Cutting down trees in a straight line along the highway is hardly the way to maintain healthy tree cover. Much of this will be replanted with native shrubbery and trees, but it can never reproduce the community of plants that had grown up over the years, supporting each other in natural groupings. Cutting away much of the hillside will make it even more prone to sliding as our weather events grow more extreme. Miles and miles of new (impervious) pavement will deflect even more water from our aquifers.
“The Sound to Olympics Trail (STO) project will provide a separated shared-use pathway along the SR305 Corridor (from High School Rd to Winslow Way). The project will encourage non-motorized transportation, provide ADA accessibility, improve drainage and safety features, incorporate native plantings with visual and acoustic buffers, and promote all modes of non-motorized transportation and connectivity to branch trails.

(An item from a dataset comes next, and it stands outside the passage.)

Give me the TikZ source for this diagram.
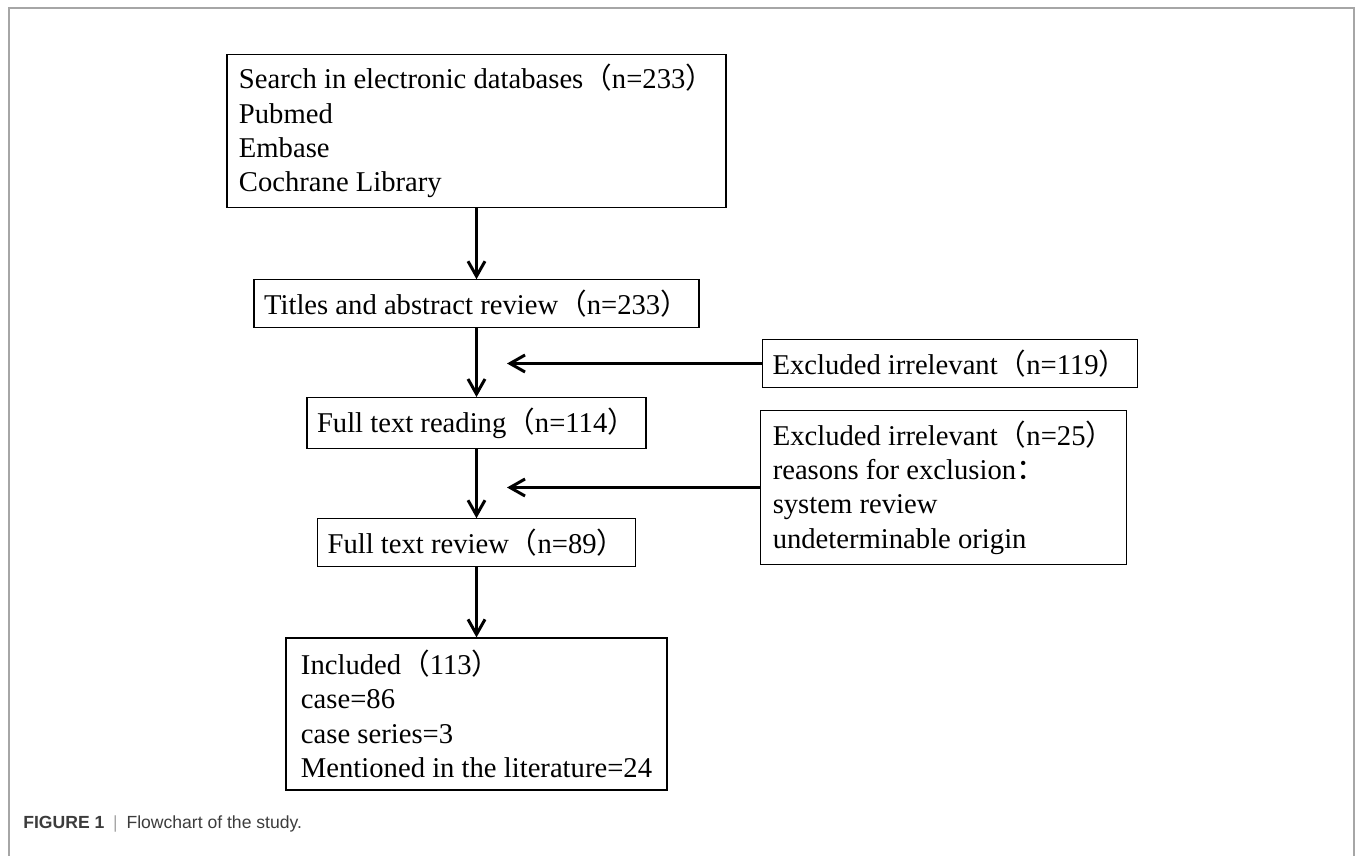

The project will complete the “first mile” of the Sound to Olympics Trail and study potential branch trail connections. The new pathway will connect to the Ravine Creek Non-Motorized Bridge and an existing 800-foot section of the STO Trail.”
I really hope the trail leads to a new appreciation for the natural world, because if not, it is merely a manifestation of urban creep as Seattle rapidly develops. Seattle has probably not seen this much development since the Gold Rush. I worry that Bainbridge will become merely a corridor for people seeking a quick hit of the outdoors, stopping merely to consume a meal, and not realizing it has its own ecosystem, its own fragile community of the big three: tree cover, agriculture, and human dwellings. All of this is set like a gem into Puget Sound, already fighting for its life in the path of this human onslaught.